Restlessly he got up and navigated his way to the mirror. It was time to put in his eye drops, although he doubted that that could do any good. They were supposed to stop further inflammation, and they did dull the pain that he felt daily there, but he doubted that they would bring sight back to that eye. Hell, he would settle for the eye drops making it healthy enough to be operable. After five years though, he didn't have that much hope.

Removing the eye patch he slipped a few squirts of it into the yellow, red, and gray cracked thing. There was no longer any sign of that blue which so predominated the other eye. The blue had dried out very soon after the accident along with the white and the tear ducts. What was left once the moisture was gone was scarcely human.

He didn't remember the hours surrounding the accident. The doctors had insisted that it was due to trauma and shock. Kraken did remember, however, the hours after the accident and the surgery that followed. He'd woken up in his room with a splitting headache and the feeling that his eye was on fire.

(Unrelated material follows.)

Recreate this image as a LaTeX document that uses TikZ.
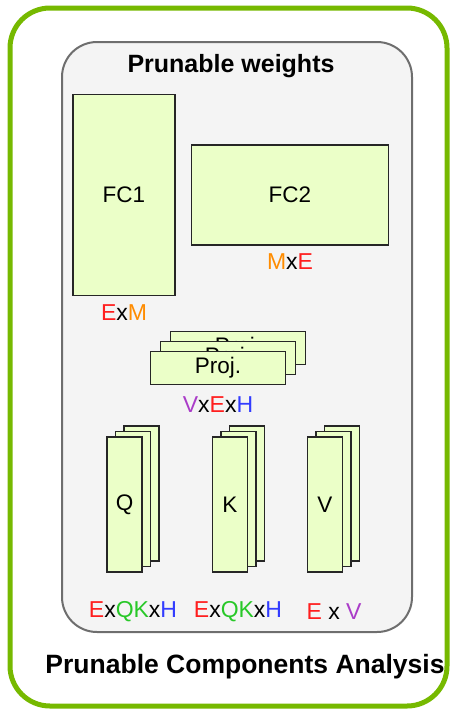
\documentclass[tikz,border=0pt]{standalone}
\usepackage{fontspec}
\setmainfont{Liberation Sans}
\usepackage{xcolor}
\usetikzlibrary{positioning}

\definecolor{nvgreen}{RGB}{118,185,0}
\definecolor{panelgray}{RGB}{244,244,244}
\definecolor{paneldraw}{RGB}{110,110,110}
\definecolor{cardfill}{RGB}{235,255,200}
\definecolor{dimred}{RGB}{255,30,30}
\definecolor{dimorange}{RGB}{255,140,0}
\definecolor{dimpurple}{RGB}{170,60,200}
\definecolor{dimblue}{RGB}{50,60,255}
\definecolor{dimgreen}{RGB}{40,200,40}

\newcommand{\dE}{\textcolor{dimred}{E}}
\newcommand{\dM}{\textcolor{dimorange}{M}}
\newcommand{\dV}{\textcolor{dimpurple}{V}}
\newcommand{\dH}{\textcolor{dimblue}{H}}
\newcommand{\dQK}{\textcolor{dimgreen}{QK}}

\begin{document}
\begin{tikzpicture}[
    x=1pt, y=-1pt,
    card/.style={draw=black!85, line width=1.3pt, fill=cardfill, inner sep=0pt, font=\fontsize{22.5}{26}\selectfont},
    dimlabel/.style={font=\fontsize{23}{27}\selectfont, inner sep=0pt},
    title/.style={font=\bfseries\fontsize{25}{29}\selectfont, inner sep=0pt}
]
    \useasboundingbox (0,0) rectangle (452,710);

    % Frames
    \draw[nvgreen, line width=5pt, rounded corners=40pt] (10,8) rectangle (447,706);
    \draw[paneldraw, fill=panelgray, line width=2pt, rounded corners=35pt] (62,42) rectangle (412,632);
    \node[title] (weights) at (231,66) {Prunable weights};

    % FC layers
    \node[card, minimum width=102pt, minimum height=201pt] (fc1) at (124,195) {FC1};
    \node[card, minimum width=197pt, minimum height=100pt] (fc2) at (290,195) {FC2};
    \node[dimlabel, below=8pt of fc1] (fc1dim) {\dE x\dM};
    \node[dimlabel, below=8pt of fc2] (fc2dim) {\dM x\dE};

    % Projection stack
    \foreach \i/\dx in {3/20, 2/10, 1/0}
        \node[card, minimum width=135pt, minimum height=33pt] (proj\i) at (218+\dx,368-\dx) {Proj.};
    \node[dimlabel, below=11pt of proj1] (projdim) {\dV x\dE x\dH};

    % Q, K, V stacks
    \foreach \n/\cx in {q/124.5, k/230, v/325}
        \foreach \i/\dx in {3/17, 2/8.5, 1/0}
            \node[card, minimum width=35pt, minimum height=135pt] (\n\i) at (\cx+\dx,504.5-0.65*\dx) {};
    \node[card, draw=none, fill=none] at (q1) {Q};
    \node[card, draw=none, fill=none] at (k1) {K};
    \node[card, draw=none, fill=none] at (v1) {V};
    \node[dimlabel] (qdim) at (133,612) {\dE x\dQK x\dH};
    \node[dimlabel] (kdim) at (238,612) {\dE x\dQK x\dH};
    \node[dimlabel] (vdim) at (334,612) {\dE\ x \dV};

    \node[font=\bfseries\fontsize{26.5}{30}\selectfont, inner sep=0pt] (analysis) at (245,667) {Prunable Components Analysis};
\end{tikzpicture}
\end{document}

Then, without even remembering how it had, he simply knew what happened. He had most likely lost his eye and he knew that he would never be as fast as he was or even as coordinated as he'd been. This had made him hesitant to try and open the other one, unwilling to get up ever again. In the end he had, and been glad of it.

Vanya had been sitting by his hospital bed, her face white and strained. Her eyes were red-rimmed and as he opened his eyes she had just been depositing a tissue next to the bed. He hadn't known it at the time, but she had many reasons to be nervous. The first was that she was in trouble, or would be soon. As soon as she heard that he'd been injured she'd hopped a cab from her boarding school all the way to the City hospital. No one knew she was there yet, not Pogo or Space, not even Hargreeves.

Yet, there she was. He hadn't been expecting her to be there until another few weeks. Just when he was at what was most likely the lowest point in his life, there she was. The best part was that she didn't say anything. She didn't try to give him any false, optimistic slogans to cheer him up. She simply reached out and grasped his large hand with her smaller, paler one.

He'd looked up at her then, just staring. Very carefully she'd lifted his hand until it touched her forehead. Then her other hand clasped it too, and then she sat in silence for nearly an hour with him. Vanya understood that there was nothing she could say, only a gesture of comfort to give. After the first minute of shock he squeezed back so that he could see a tentative smile on her lips.

That had been the start, the absolute quiet that had sprung up between them. It was deeper than any words or anything he'd ever experienced. Then Hargreeves had come in the next morning, absolutely furious at her for leaving school with no notice to anyone and without his permission.

"Stop it," Kraken growled at his reflection.

Snapping the eye patch back on his eye he continued to stare at his reflection.

"Just stop it," he growled again.

The reflection said nothing in return as he stormed back to his bed. There was nothing left to discuss, nothing left to ponder, nothing left to even think about. He'd gone over this with himself a hundred times in the past year. Kraken had made his decision and he had acted quickly. He reminded himself of this fact as he lay down for the night.

He also reminded himself to go by the restaurant tomorrow, a rather interesting contradiction.